▶ To be done: Return the material exactly as supplied, apart from the pictures, which are omitted.

▶ Material:
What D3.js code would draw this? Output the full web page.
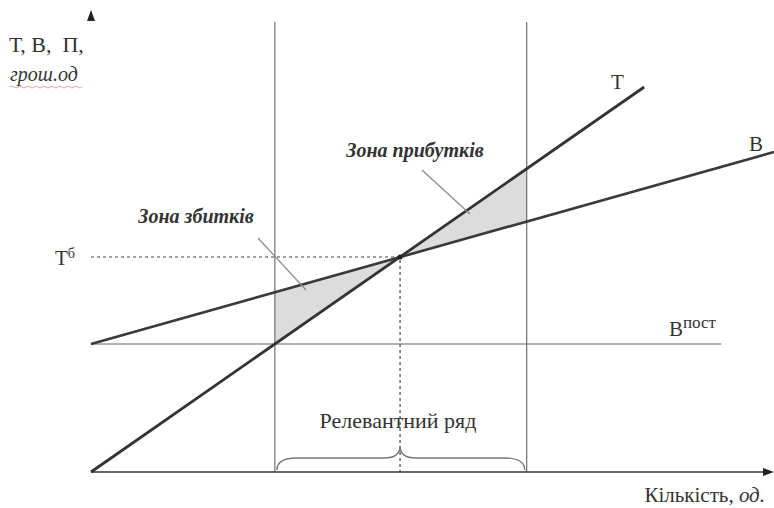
<!DOCTYPE html>
<html><head><meta charset="utf-8">
<script src="https://cdn.jsdelivr.net/npm/d3@7"></script>
<style>body{margin:0;background:#fff}svg{display:block}text{font-family:"Liberation Serif","DejaVu Serif",serif;fill:#333}</style>
</head><body>
<script>
// ---- data (quantity units, money units) ----
const xDomain = [0, 221];
const yDomain = [0, 460];
const revenueT = [[0, 0], [179, 385]];          // T
const totalCostB = [[0, 128], [221, 320]];      // B
const fixedCost = [[0, 128], [204, 128]];       // B пост
const breakEven = [100, 215];                   // T б
const relevantRange = [59.5, 141];
const lossZone = [[59.5, 128], [59.5, 179.8], [100, 215]];
const profitZone = [[100, 215], [141, 303], [141, 250.7]];
const labels = {yTop: "Т, В,  П,", yUnit: "грош.од", xName: "Кількість, ", xUnit: "од.",
  T: "Т", B: "В", Tb: ["Т", "б"], Bp: ["В", "пост"], loss: "Зона збитків", profit: "Зона прибутків", rel: "Релевантний ряд"};

const W = 774, H = 508;
const svg = d3.select("body").append("svg").attr("width", W).attr("height", H);
const x = d3.scaleLinear().domain(xDomain).range([91, 774]);
const y = d3.scaleLinear().domain(yDomain).range([472, 12]);
const line = d3.line().x(d => x(d[0])).y(d => y(d[1]));

// shaded zones
svg.selectAll(".zone").data([lossZone, profitZone]).join("path")
  .attr("d", d => line(d) + "Z").attr("fill", "#dcdcdc").attr("stroke", "none");

// relevant range verticals
svg.selectAll(".rr").data(relevantRange).join("line")
  .attr("x1", d => x(d)).attr("x2", d => x(d)).attr("y1", 22).attr("y2", y(0))
  .attr("stroke", "#555").attr("stroke-width", 1);

// fixed cost
svg.append("path").attr("d", line(fixedCost)).attr("stroke", "#666").attr("stroke-width", 1.2).attr("fill", "none");

// dashed break-even guides
svg.append("path").attr("d", line([[0, breakEven[1]], breakEven, [breakEven[0], 0]]))
  .attr("stroke", "#444").attr("stroke-width", 1.2).attr("stroke-dasharray", "3,3").attr("fill", "none");

// T and B lines
svg.append("path").attr("d", line(totalCostB)).attr("stroke", "#3a3a3a").attr("stroke-width", 2.6).attr("fill", "none");
svg.append("path").attr("d", line(revenueT)).attr("stroke", "#333").attr("stroke-width", 2.8).attr("fill", "none");
svg.append("circle").attr("cx", x(breakEven[0])).attr("cy", y(breakEven[1])).attr("r", 2.5).attr("fill", "#222");

// axes
const xAxis = d3.axisBottom(x).tickValues([]).tickSizeOuter(0);
const yAxis = d3.axisLeft(y).tickValues([]).tickSizeOuter(0);
const gx = svg.append("g").attr("transform", `translate(0,${y(0)})`).call(xAxis);
const gy = svg.append("g").attr("transform", `translate(${x(0)},0)`).call(yAxis);
gx.select(".domain").attr("stroke", "#333").attr("stroke-width", 1.3).attr("d", `M${x(0)},0H768`);
gy.select(".domain").attr("stroke", "#333").attr("stroke-width", 1.3).attr("d", `M0,0V${18 - y(0)}`);
svg.append("path").attr("d", `M${x(0)},10 L${x(0) - 4},21 L${x(0) + 4},21 Z`).attr("fill", "#222");
svg.append("path").attr("d", `M774,${y(0)} L763,${y(0) - 4} L763,${y(0) + 4} Z`).attr("fill", "#222");

// leader lines
svg.append("line").attr("x1", 258).attr("y1", 238).attr("x2", 306).attr("y2", 290).attr("stroke", "#888").attr("stroke-width", 1.2);
svg.append("line").attr("x1", 422).attr("y1", 170).attr("x2", 470).attr("y2", 214).attr("stroke", "#888").attr("stroke-width", 1.2);

// brace
const bL = x(relevantRange[0]) + 2, bR = x(relevantRange[1]) - 2, bM = x(breakEven[0]), yb = y(0);
svg.append("path").attr("fill", "none").attr("stroke", "#777").attr("stroke-width", 1.4)
  .attr("d", `M${bL},${yb - 2} Q${bL},${yb - 14} ${bL + 20},${yb - 14} L${bM - 16},${yb - 14} Q${bM},${yb - 14} ${bM},${yb - 26}
   Q${bM},${yb - 14} ${bM + 16},${yb - 14} L${bR - 20},${yb - 14} Q${bR},${yb - 14} ${bR},${yb - 2}`);

// texts
svg.append("text").attr("x", 9).attr("y", 52).attr("font-size", 22).attr("xml:space", "preserve").text(labels.yTop);
svg.append("text").attr("x", 10).attr("y", 81).attr("font-size", 20).attr("font-style", "italic").text(labels.yUnit);
svg.append("path").attr("d", "M10,87 q2,-2 4,0 t4,0 t4,0 t4,0 t4,0 t4,0 t4,0 t4,0 t4,0 t4,0 t4,0 t4,0 t4,0 t4,0 t4,0 t4,0 t4,0 t4,0")
  .attr("stroke", "#e8a0a8").attr("fill", "none").attr("stroke-width", 1);

svg.append("text").attr("x", 611).attr("y", 89).attr("font-size", 21).text(labels.T);
svg.append("text").attr("x", 749).attr("y", 151).attr("font-size", 21).text(labels.B);

const tb = svg.append("text").attr("x", 55).attr("y", 265).attr("font-size", 21);
tb.append("tspan").text(labels.Tb[0]);
tb.append("tspan").attr("font-size", 14).attr("dy", -7).text(labels.Tb[1]);

const bp = svg.append("text").attr("x", 669).attr("y", 336).attr("font-size", 21);
bp.append("tspan").text(labels.Bp[0]);
bp.append("tspan").attr("font-size", 17).attr("dy", -8).text(labels.Bp[1]);

svg.append("text").attr("x", 415).attr("y", 157).attr("font-size", 20).attr("font-style", "italic").attr("font-weight", "bold").attr("text-anchor", "middle").text(labels.profit);
svg.append("text").attr("x", 196).attr("y", 223).attr("font-size", 20).attr("font-style", "italic").attr("font-weight", "bold").attr("text-anchor", "middle").text(labels.loss);
svg.append("text").attr("x", 398).attr("y", 428).attr("font-size", 22).attr("text-anchor", "middle").text(labels.rel);

const xl = svg.append("text").attr("x", 765).attr("y", 502).attr("font-size", 21).attr("text-anchor", "end");
xl.append("tspan").text(labels.xName);
xl.append("tspan").attr("font-style", "italic").text(labels.xUnit);
</script>
</body></html>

▶ Complete answer:
What D3.js code would draw this? Output the full web page.
<!DOCTYPE html>
<html><head><meta charset="utf-8">
<script src="https://cdn.jsdelivr.net/npm/d3@7"></script>
<style>body{margin:0;background:#fff}svg{display:block}text{font-family:"Liberation Serif","DejaVu Serif",serif;fill:#333}</style>
</head><body>
<script>
// ---- data (quantity units, money units) ----
const xDomain = [0, 221];
const yDomain = [0, 460];
const revenueT = [[0, 0], [179, 385]];          // T
const totalCostB = [[0, 128], [221, 320]];      // B
const fixedCost = [[0, 128], [204, 128]];       // B пост
const breakEven = [100, 215];                   // T б
const relevantRange = [59.5, 141];
const lossZone = [[59.5, 128], [59.5, 179.8], [100, 215]];
const profitZone = [[100, 215], [141, 303], [141, 250.7]];
const labels = {yTop: "Т, В,  П,", yUnit: "грош.од", xName: "Кількість, ", xUnit: "од.",
  T: "Т", B: "В", Tb: ["Т", "б"], Bp: ["В", "пост"], loss: "Зона збитків", profit: "Зона прибутків", rel: "Релевантний ряд"};

const W = 774, H = 508;
const svg = d3.select("body").append("svg").attr("width", W).attr("height", H);
const x = d3.scaleLinear().domain(xDomain).range([91, 774]);
const y = d3.scaleLinear().domain(yDomain).range([472, 12]);
const line = d3.line().x(d => x(d[0])).y(d => y(d[1]));

// shaded zones
svg.selectAll(".zone").data([lossZone, profitZone]).join("path")
  .attr("d", d => line(d) + "Z").attr("fill", "#dcdcdc").attr("stroke", "none");

// relevant range verticals
svg.selectAll(".rr").data(relevantRange).join("line")
  .attr("x1", d => x(d)).attr("x2", d => x(d)).attr("y1", 22).attr("y2", y(0))
  .attr("stroke", "#555").attr("stroke-width", 1);

// fixed cost
svg.append("path").attr("d", line(fixedCost)).attr("stroke", "#666").attr("stroke-width", 1.2).attr("fill", "none");

// dashed break-even guides
svg.append("path").attr("d", line([[0, breakEven[1]], breakEven, [breakEven[0], 0]]))
  .attr("stroke", "#444").attr("stroke-width", 1.2).attr("stroke-dasharray", "3,3").attr("fill", "none");

// T and B lines
svg.append("path").attr("d", line(totalCostB)).attr("stroke", "#3a3a3a").attr("stroke-width", 2.6).attr("fill", "none");
svg.append("path").attr("d", line(revenueT)).attr("stroke", "#333").attr("stroke-width", 2.8).attr("fill", "none");
svg.append("circle").attr("cx", x(breakEven[0])).attr("cy", y(breakEven[1])).attr("r", 2.5).attr("fill", "#222");

// axes
const xAxis = d3.axisBottom(x).tickValues([]).tickSizeOuter(0);
const yAxis = d3.axisLeft(y).tickValues([]).tickSizeOuter(0);
const gx = svg.append("g").attr("transform", `translate(0,${y(0)})`).call(xAxis);
const gy = svg.append("g").attr("transform", `translate(${x(0)},0)`).call(yAxis);
gx.select(".domain").attr("stroke", "#333").attr("stroke-width", 1.3).attr("d", `M${x(0)},0H768`);
gy.select(".domain").attr("stroke", "#333").attr("stroke-width", 1.3).attr("d", `M0,0V${18 - y(0)}`);
svg.append("path").attr("d", `M${x(0)},10 L${x(0) - 4},21 L${x(0) + 4},21 Z`).attr("fill", "#222");
svg.append("path").attr("d", `M774,${y(0)} L763,${y(0) - 4} L763,${y(0) + 4} Z`).attr("fill", "#222");

// leader lines
svg.append("line").attr("x1", 258).attr("y1", 238).attr("x2", 306).attr("y2", 290).attr("stroke", "#888").attr("stroke-width", 1.2);
svg.append("line").attr("x1", 422).attr("y1", 170).attr("x2", 470).attr("y2", 214).attr("stroke", "#888").attr("stroke-width", 1.2);

// brace
const bL = x(relevantRange[0]) + 2, bR = x(relevantRange[1]) - 2, bM = x(breakEven[0]), yb = y(0);
svg.append("path").attr("fill", "none").attr("stroke", "#777").attr("stroke-width", 1.4)
  .attr("d", `M${bL},${yb - 2} Q${bL},${yb - 14} ${bL + 20},${yb - 14} L${bM - 16},${yb - 14} Q${bM},${yb - 14} ${bM},${yb - 26}
   Q${bM},${yb - 14} ${bM + 16},${yb - 14} L${bR - 20},${yb - 14} Q${bR},${yb - 14} ${bR},${yb - 2}`);

// texts
svg.append("text").attr("x", 9).attr("y", 52).attr("font-size", 22).attr("xml:space", "preserve").text(labels.yTop);
svg.append("text").attr("x", 10).attr("y", 81).attr("font-size", 20).attr("font-style", "italic").text(labels.yUnit);
svg.append("path").attr("d", "M10,87 q2,-2 4,0 t4,0 t4,0 t4,0 t4,0 t4,0 t4,0 t4,0 t4,0 t4,0 t4,0 t4,0 t4,0 t4,0 t4,0 t4,0 t4,0 t4,0")
  .attr("stroke", "#e8a0a8").attr("fill", "none").attr("stroke-width", 1);

svg.append("text").attr("x", 611).attr("y", 89).attr("font-size", 21).text(labels.T);
svg.append("text").attr("x", 749).attr("y", 151).attr("font-size", 21).text(labels.B);

const tb = svg.append("text").attr("x", 55).attr("y", 265).attr("font-size", 21);
tb.append("tspan").text(labels.Tb[0]);
tb.append("tspan").attr("font-size", 14).attr("dy", -7).text(labels.Tb[1]);

const bp = svg.append("text").attr("x", 669).attr("y", 336).attr("font-size", 21);
bp.append("tspan").text(labels.Bp[0]);
bp.append("tspan").attr("font-size", 17).attr("dy", -8).text(labels.Bp[1]);

svg.append("text").attr("x", 415).attr("y", 157).attr("font-size", 20).attr("font-style", "italic").attr("font-weight", "bold").attr("text-anchor", "middle").text(labels.profit);
svg.append("text").attr("x", 196).attr("y", 223).attr("font-size", 20).attr("font-style", "italic").attr("font-weight", "bold").attr("text-anchor", "middle").text(labels.loss);
svg.append("text").attr("x", 398).attr("y", 428).attr("font-size", 22).attr("text-anchor", "middle").text(labels.rel);

const xl = svg.append("text").attr("x", 765).attr("y", 502).attr("font-size", 21).attr("text-anchor", "end");
xl.append("tspan").text(labels.xName);
xl.append("tspan").attr("font-style", "italic").text(labels.xUnit);
</script>
</body></html>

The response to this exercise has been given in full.